Records supplied.
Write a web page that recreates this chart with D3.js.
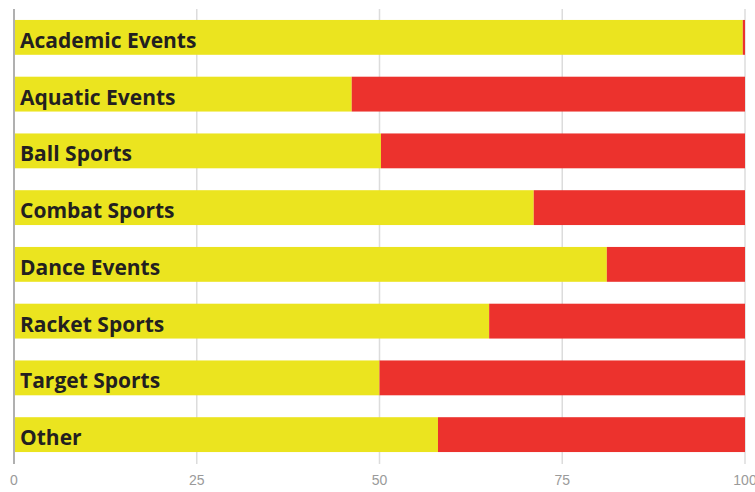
---
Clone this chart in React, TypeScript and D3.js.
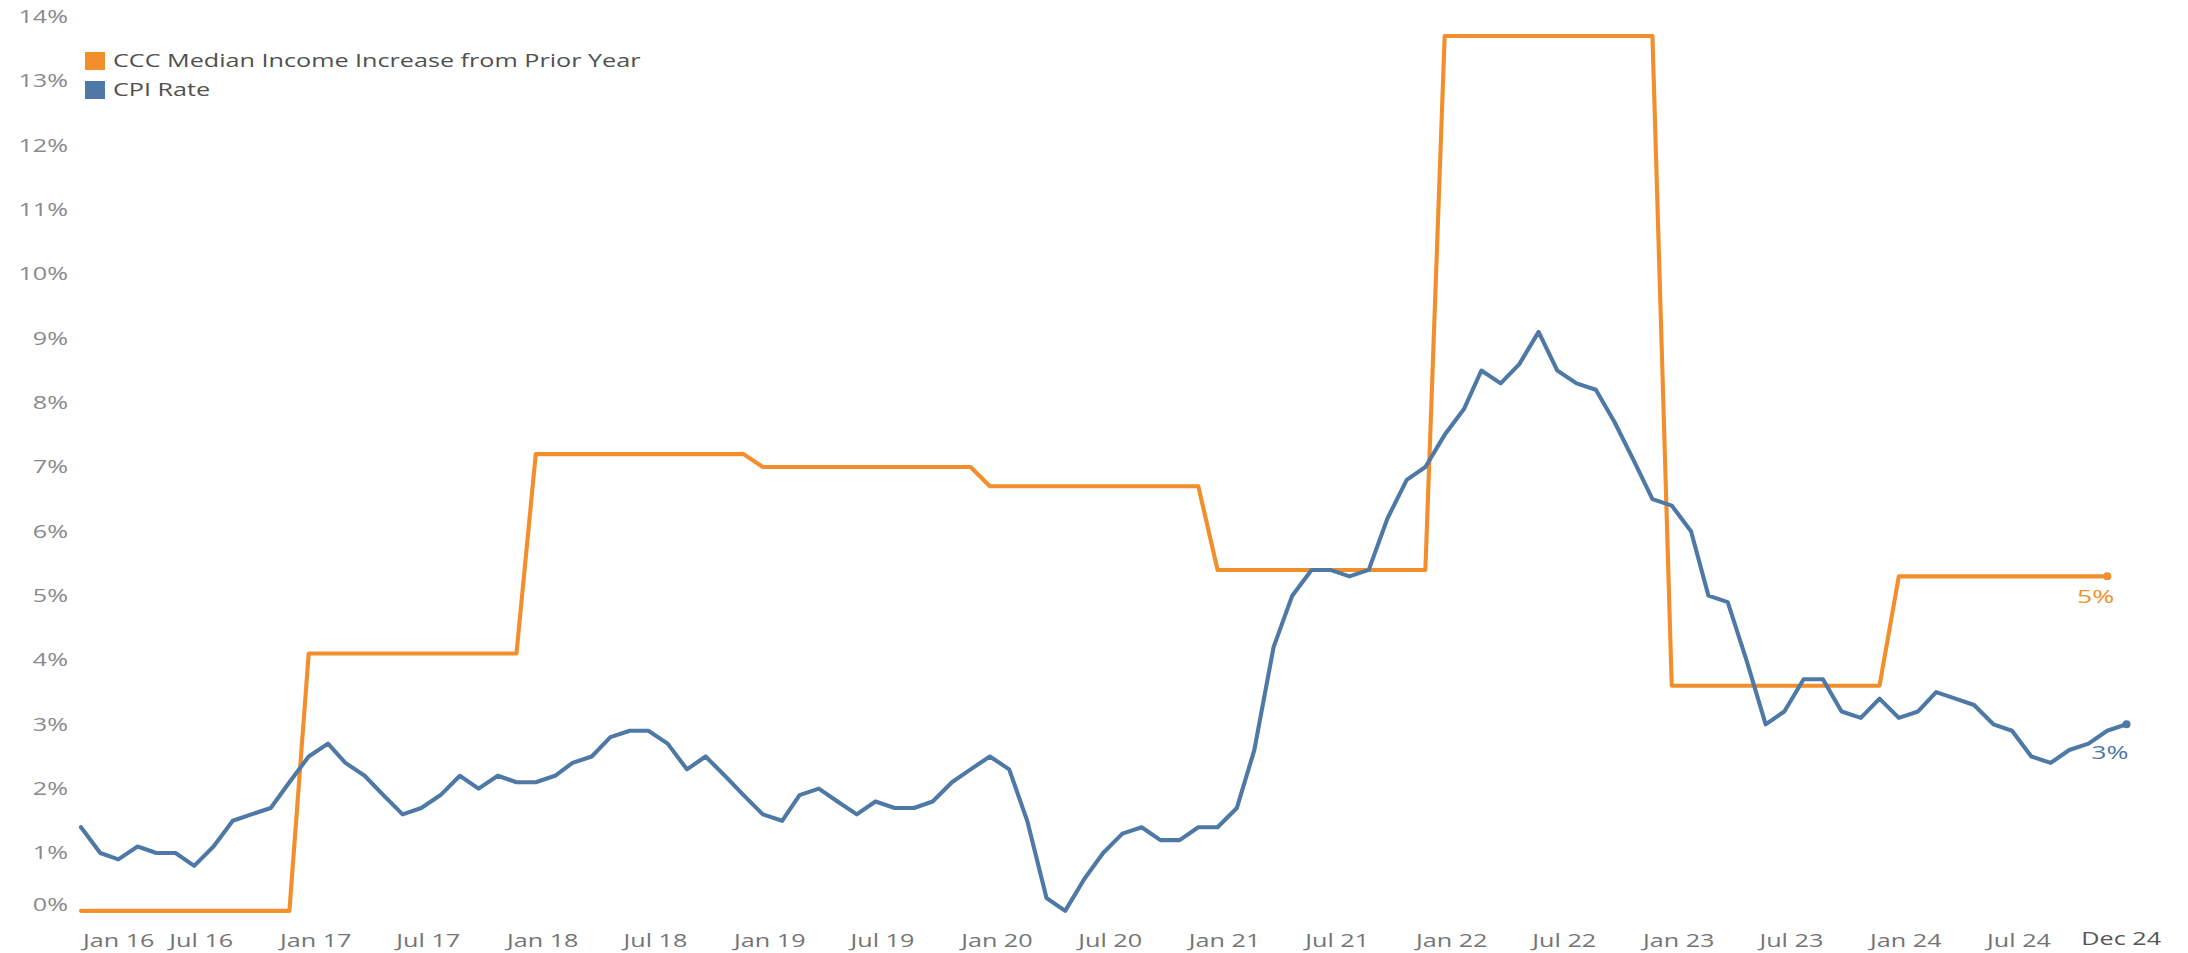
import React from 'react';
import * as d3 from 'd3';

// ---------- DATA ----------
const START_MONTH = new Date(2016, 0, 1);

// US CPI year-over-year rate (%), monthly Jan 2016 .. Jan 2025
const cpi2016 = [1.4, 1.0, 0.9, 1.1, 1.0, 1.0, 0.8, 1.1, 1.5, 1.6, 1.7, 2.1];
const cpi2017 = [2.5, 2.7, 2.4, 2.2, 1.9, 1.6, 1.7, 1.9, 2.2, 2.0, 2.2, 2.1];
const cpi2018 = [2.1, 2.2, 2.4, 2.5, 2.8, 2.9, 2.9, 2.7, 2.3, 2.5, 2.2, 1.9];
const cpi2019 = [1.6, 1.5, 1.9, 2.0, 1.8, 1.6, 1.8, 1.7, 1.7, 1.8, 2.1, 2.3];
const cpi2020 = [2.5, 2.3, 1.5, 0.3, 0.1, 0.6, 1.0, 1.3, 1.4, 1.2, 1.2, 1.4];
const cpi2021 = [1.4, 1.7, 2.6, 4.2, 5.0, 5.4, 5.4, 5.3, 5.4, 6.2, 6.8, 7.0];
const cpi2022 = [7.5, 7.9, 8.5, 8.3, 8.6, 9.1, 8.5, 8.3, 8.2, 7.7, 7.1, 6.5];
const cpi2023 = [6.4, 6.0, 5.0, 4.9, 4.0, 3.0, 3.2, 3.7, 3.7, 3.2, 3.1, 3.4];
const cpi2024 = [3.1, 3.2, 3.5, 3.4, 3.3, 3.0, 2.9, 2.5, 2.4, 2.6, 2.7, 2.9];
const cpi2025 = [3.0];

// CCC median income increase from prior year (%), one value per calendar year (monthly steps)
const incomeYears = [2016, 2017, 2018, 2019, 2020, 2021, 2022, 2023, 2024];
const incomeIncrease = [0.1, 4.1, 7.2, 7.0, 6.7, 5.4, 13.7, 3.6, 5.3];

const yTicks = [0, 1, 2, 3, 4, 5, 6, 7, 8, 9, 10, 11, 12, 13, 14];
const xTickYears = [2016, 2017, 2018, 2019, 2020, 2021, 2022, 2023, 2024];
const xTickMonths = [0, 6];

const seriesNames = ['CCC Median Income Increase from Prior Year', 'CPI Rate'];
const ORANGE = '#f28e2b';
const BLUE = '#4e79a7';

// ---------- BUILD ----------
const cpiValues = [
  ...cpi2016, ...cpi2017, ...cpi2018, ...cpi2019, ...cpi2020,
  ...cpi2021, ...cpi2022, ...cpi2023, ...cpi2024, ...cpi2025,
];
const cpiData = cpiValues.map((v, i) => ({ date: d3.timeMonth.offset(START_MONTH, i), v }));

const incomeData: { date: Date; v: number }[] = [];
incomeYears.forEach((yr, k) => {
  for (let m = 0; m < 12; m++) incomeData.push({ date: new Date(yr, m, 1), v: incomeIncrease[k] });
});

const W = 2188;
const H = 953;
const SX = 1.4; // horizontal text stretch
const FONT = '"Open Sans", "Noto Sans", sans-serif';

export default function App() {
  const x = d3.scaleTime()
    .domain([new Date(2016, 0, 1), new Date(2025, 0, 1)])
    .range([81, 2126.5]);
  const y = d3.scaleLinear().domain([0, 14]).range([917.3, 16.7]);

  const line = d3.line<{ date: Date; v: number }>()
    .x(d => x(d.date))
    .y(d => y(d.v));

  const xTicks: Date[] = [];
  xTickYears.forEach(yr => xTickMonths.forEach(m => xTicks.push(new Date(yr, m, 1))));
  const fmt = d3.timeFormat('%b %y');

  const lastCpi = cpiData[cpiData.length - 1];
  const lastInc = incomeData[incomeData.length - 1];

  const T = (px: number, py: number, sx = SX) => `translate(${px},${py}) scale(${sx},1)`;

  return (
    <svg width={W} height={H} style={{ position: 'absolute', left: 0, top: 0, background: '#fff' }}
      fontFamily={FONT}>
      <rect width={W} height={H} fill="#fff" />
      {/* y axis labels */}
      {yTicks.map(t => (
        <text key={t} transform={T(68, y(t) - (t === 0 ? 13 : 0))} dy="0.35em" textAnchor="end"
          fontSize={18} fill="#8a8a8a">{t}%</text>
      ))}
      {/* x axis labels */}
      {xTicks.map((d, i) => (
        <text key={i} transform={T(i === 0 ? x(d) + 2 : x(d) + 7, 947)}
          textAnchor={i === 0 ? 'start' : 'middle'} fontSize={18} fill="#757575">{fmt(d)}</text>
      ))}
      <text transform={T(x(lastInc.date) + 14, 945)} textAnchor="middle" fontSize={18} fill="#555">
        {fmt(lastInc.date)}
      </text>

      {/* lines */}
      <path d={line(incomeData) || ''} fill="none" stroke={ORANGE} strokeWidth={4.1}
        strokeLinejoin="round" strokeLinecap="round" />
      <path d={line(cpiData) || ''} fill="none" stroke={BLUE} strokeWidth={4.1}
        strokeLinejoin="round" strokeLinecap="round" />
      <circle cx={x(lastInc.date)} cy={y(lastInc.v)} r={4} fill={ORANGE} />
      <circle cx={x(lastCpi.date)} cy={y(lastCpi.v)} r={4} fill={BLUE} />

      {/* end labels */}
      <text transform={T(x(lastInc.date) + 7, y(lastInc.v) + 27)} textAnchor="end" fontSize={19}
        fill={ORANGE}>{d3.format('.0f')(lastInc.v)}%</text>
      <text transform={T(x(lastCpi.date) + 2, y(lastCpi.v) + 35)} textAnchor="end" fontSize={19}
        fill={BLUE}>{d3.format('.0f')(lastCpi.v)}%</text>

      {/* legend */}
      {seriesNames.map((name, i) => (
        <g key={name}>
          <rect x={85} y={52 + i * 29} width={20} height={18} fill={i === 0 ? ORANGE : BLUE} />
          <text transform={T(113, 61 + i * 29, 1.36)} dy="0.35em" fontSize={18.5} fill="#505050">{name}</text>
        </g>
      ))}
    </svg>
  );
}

Stated task. Leave the pictures out, and transcribe exactly the lines above starting at the one that contains "Clone this chart" and ending at the one that contains "const START_MONTH = new Date(2016, 0, 1);".

Written solution.
Clone this chart in React, TypeScript and D3.js.
import React from 'react';
import * as d3 from 'd3';

// ---------- DATA ----------
const START_MONTH = new Date(2016, 0, 1);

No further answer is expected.